Filme do Dia: Um Candango na Belacap (1961), Roberto Farias
Um Candango na Belacap (Brasil, 1961).
Direção: Roberto Farias. Rot. Original: Roberto Farias & Meira Guimarães, a
partir do argumento de Farias & Herbert Richers. Fotografia: Amleto Daissé.
Música: Lyrio Panicalli. Montagem: Rafael Justo Valverde. Cenografia: Alexandre
Horvat. Com: Ankito, Grande Otelo, Marina Marcel, Vera Regina, Milton Carneiro,
Maria Cristina, Mozael Silveira, José Policena.
Em Brasília, o reconhecido Emanuel
Davis Jr. (Otelo) se encanta pela dançarina Odete (Regina) levando-a consigo ao
Rio, onde se casam, porém sem que Odete deixe de levar também seu parceiro
artístico, Tonico (Ankito), para o desgosto do marido. O par artístico de Emanuel
na boate de Jacó (Carneiro) é a gringa Gilda (Marcel). Quando Odete improvisa e
se intromete em um número musical da dupla, a reação entusiástica do público
cresce os olhos do ganancioso Jacó, que consegue afastar Tonico de Odete,
afirmando que no máximo poderia manter Gilda com os dois. Essa, agora
apaixonada por Tonico, amarga a falta de oportunidades, sobrevivendo de um
número sensacionalista de Tonico, como faquir. Com a consciência pesada, após a
revolta inicial provocada pelas mentiras de Jacó, Odete e Emanuel reencontram
os seus antigos parceiros e juntos pretendem montar sua própria boate, contando
contra si a vilania do sempre inescrupuloso Jacó.

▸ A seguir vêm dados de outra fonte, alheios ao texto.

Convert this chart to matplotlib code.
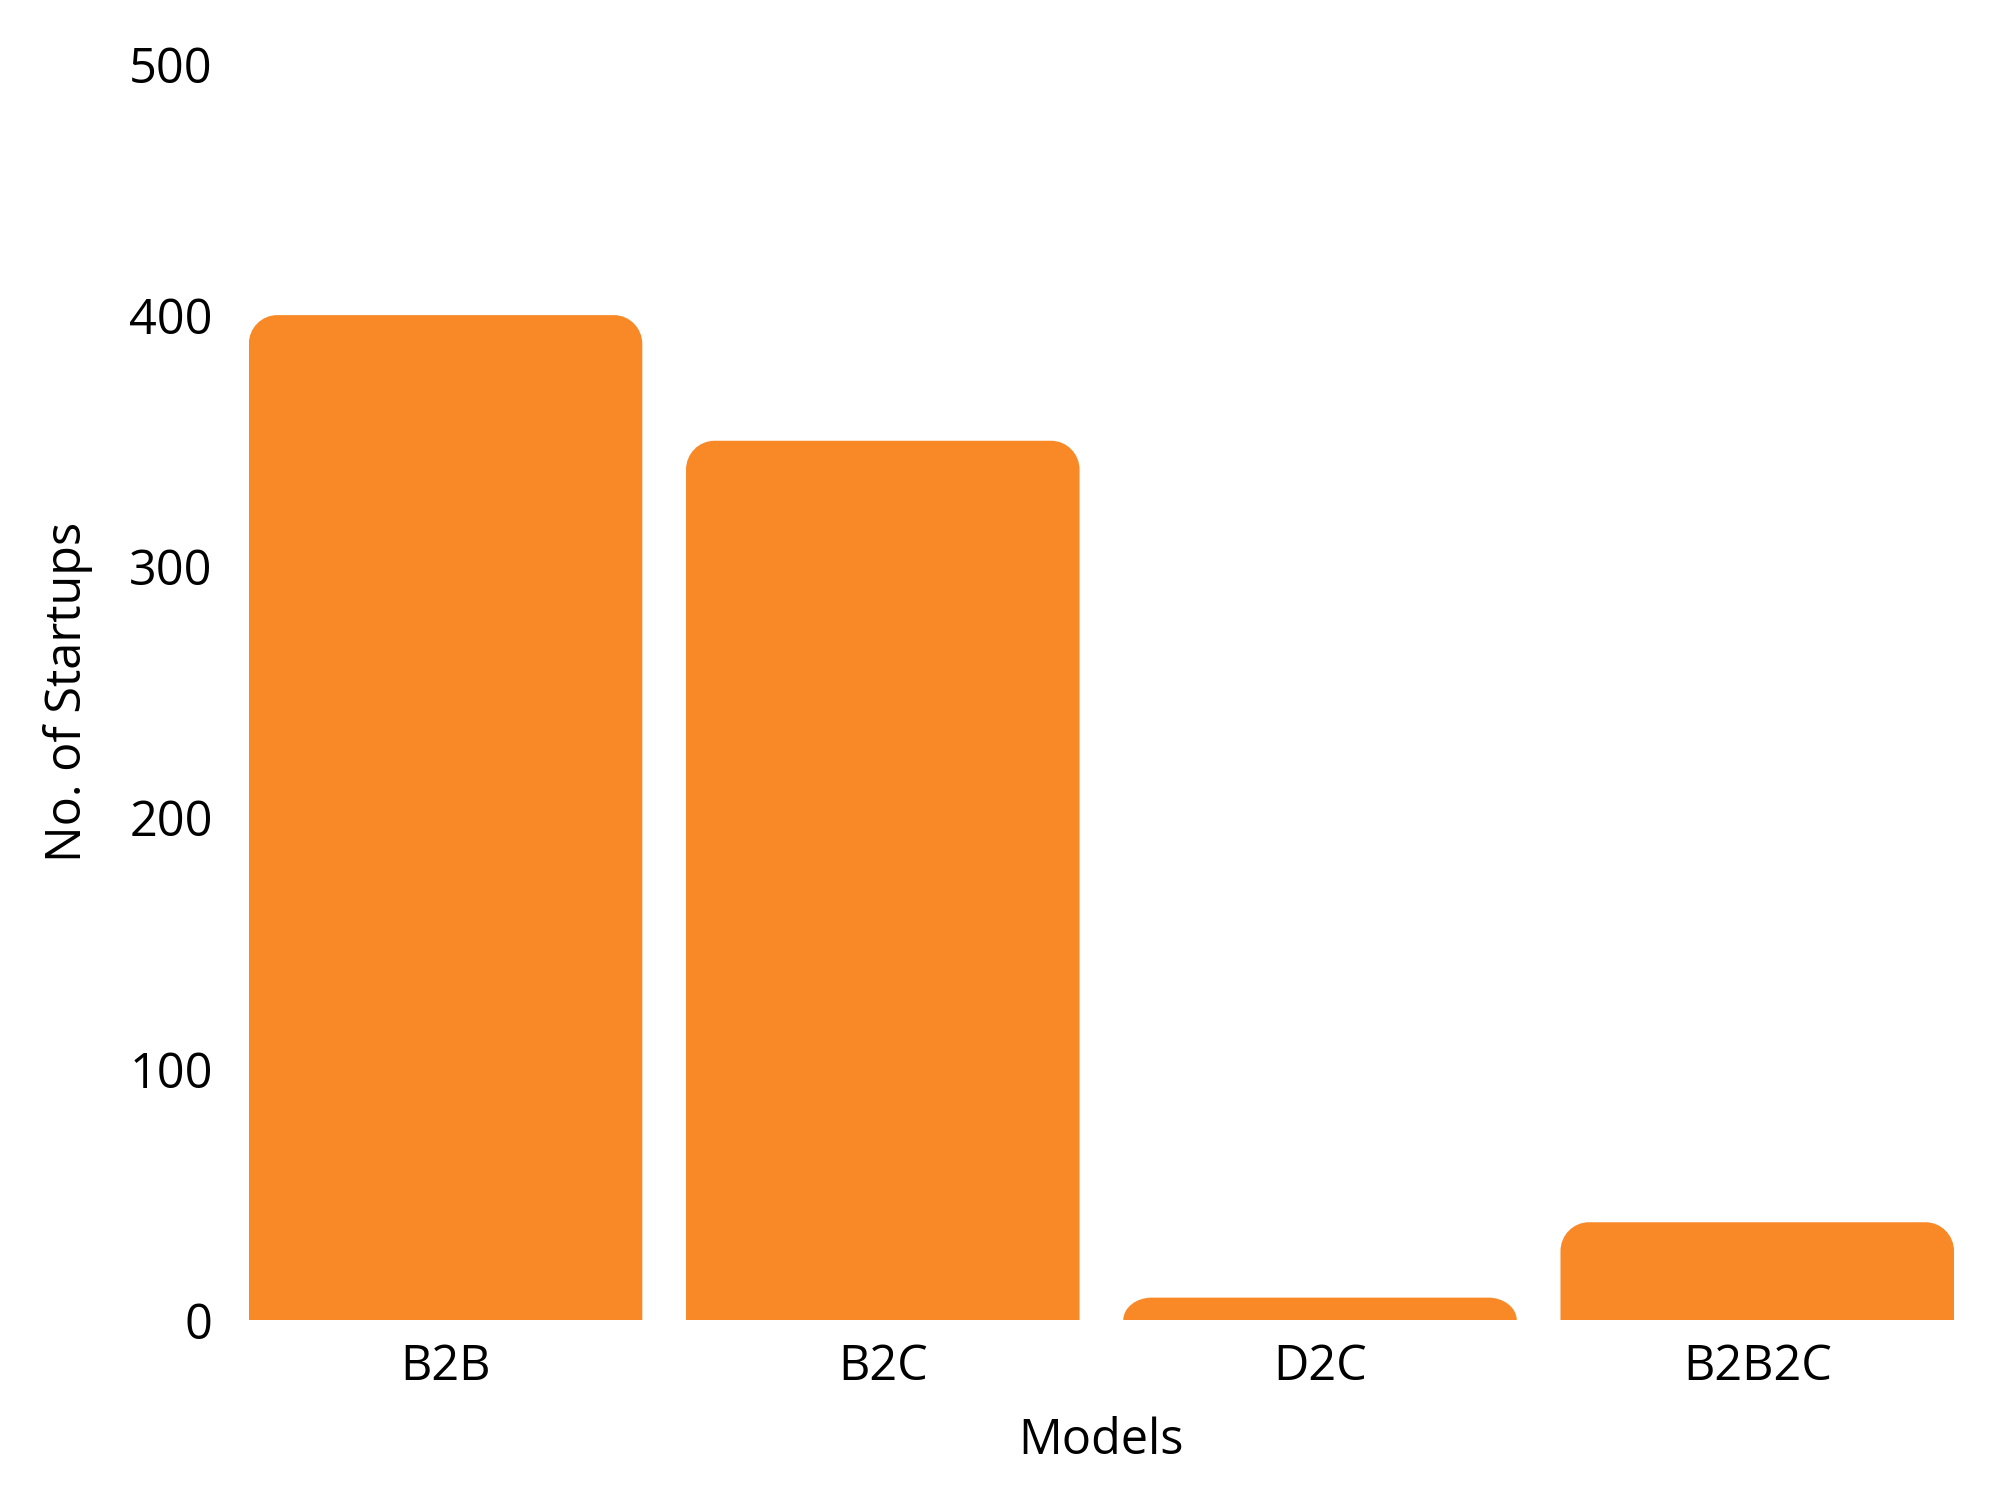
import matplotlib
matplotlib.use("Agg")
from matplotlib import pyplot as plt
from matplotlib.path import Path
from matplotlib.patches import PathPatch

models = ["B2B", "B2C", "D2C", "B2B2C"]
startups = [400, 350, 9, 39]
yticks = [0, 100, 200, 300, 400, 500]

bar_color = "#F98826"
bar_width = 0.9

plt.rcParams['font.family'] = ['Open Sans', 'DejaVu Sans']

fig = plt.figure(figsize=(10, 7.51), dpi=200)
ax = fig.add_axes([0.1244, 0.121, 0.8526, 0.8365])

ax.set_xlim(-0.45, 3.45)
ax.set_ylim(0, 500)


def top_rounded(x0, w, h, rx, ry):
    # rectangle with rounded top corners, in data coords
    ry = min(ry, h)
    k = 0.5523
    verts = [
        (x0, 0),
        (x0, h - ry),
        (x0, h - ry + k * ry), (x0 + rx - k * rx, h), (x0 + rx, h),
        (x0 + w - rx, h),
        (x0 + w - rx + k * rx, h), (x0 + w, h - ry + k * ry), (x0 + w, h - ry),
        (x0 + w, 0),
        (x0, 0),
    ]
    codes = [Path.MOVETO, Path.LINETO,
             Path.CURVE4, Path.CURVE4, Path.CURVE4,
             Path.LINETO,
             Path.CURVE4, Path.CURVE4, Path.CURVE4,
             Path.LINETO, Path.CLOSEPOLY]
    return Path(verts, codes)


rx = 0.065
ry = 11.5
for i, v in enumerate(startups):
    p = top_rounded(i - bar_width / 2, bar_width, v, rx, ry)
    ax.add_patch(PathPatch(p, facecolor=bar_color, edgecolor="none"))

for s in ax.spines.values():
    s.set_visible(False)

fs = 17.5
ax.set_xticks(range(len(models)))
ax.set_xticklabels(models)
ax.set_yticks(yticks)
ax.tick_params(axis="both", length=0, labelsize=fs, colors="black")
ax.tick_params(axis="y", pad=13)
ax.tick_params(axis="x", pad=8)

ax.set_xlabel("Models", fontsize=fs, labelpad=9)
ax.set_ylabel("No. of Startups", fontsize=fs, labelpad=13)

fig.savefig("out.png", dpi=200)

Salta aos olhos o quanto Ankito é uma
tentativa de substituição nada original ao parceiro anterior de Otelo, Oscarito
– e como se não bastasse ainda existe uma referência ao momento mais célebre da
dupla, a paródia da cena do balcão de Romeu
e Julieta em Carnaval de Fogo
(1954), inserida aqui em um número musical, assistida pelo próprio personagem
de Otelo, no qual a versatilidade da
troca de cenários e figurinos no palco é feita com o recurso imperativamente
cinematográfico da montagem; cena essa que, por sua vez, terá trechos
apresentados quando personagens que vão ao cinema à época, justamente em Brasília,
em O Outro Lado do Paraíso (2014).
Ao se fazer passar por madame, a negra Odete de Vera Regina inclui entre seus
apetrechos (piteira, casaco, jóias) uma peruca loura. Porém, sua pose de
elitizada logo sucumbe aos reclames de seu parceiro – aqui são os dois que
invariavelmente sofrem com o deboche de não fazerem parte daquele universo
elitizado, enquanto Otelo se aproxima mais de uma encarnação de si próprio,
reconhecido e vivendo em um belo apartamento no Rio. Com todas as suas
precariedades, não poucas, o filme marotamente lida com clichês da tradição
musical – e, por tabela, com a questão racial, com duas novas duplas surgindo,
em que ao invés de um negro e uma branca como antes, tem-se agora de um lado
dois negros bem sucedidos e do outro dois brancos sem conseguir emprego, sendo
de longe mais bem interpretado que o pretensioso primeiro “filme sério” do
realizador, Cidade Ameaçada, do ano
anterior. Com um roteiro repleto de
achados e facilidades toscas, tanto quanto a a maior parte dos cenários, destaca-se
no elenco Ankito, que vivencia com afinco as diversas facetas de seu personagem
e que, infelizmente, sofreria um grave acidente de trabalho durante a produção
que lhe provocaria sérios reveses na carreira. Embora o filme tente capitalizar
em cima da nova capital, sua participação nele é bastante modesta, e
praticamente se restringindo a um cenário de número musical ao início e a forma
preconcentuosa com que o personagem de Ankito é tratado até próximo do final,
candango, alcunha criada para os profissionais que ergueram a cidade. Tudo isso
em um período no qual o cinema, como a música, tirava partido da nova capital
federal (Samba em Brasília, de Watson
Macedo, é do mesmo ano). Herbert Richers Prod. Cinematográficas. 102 minutos.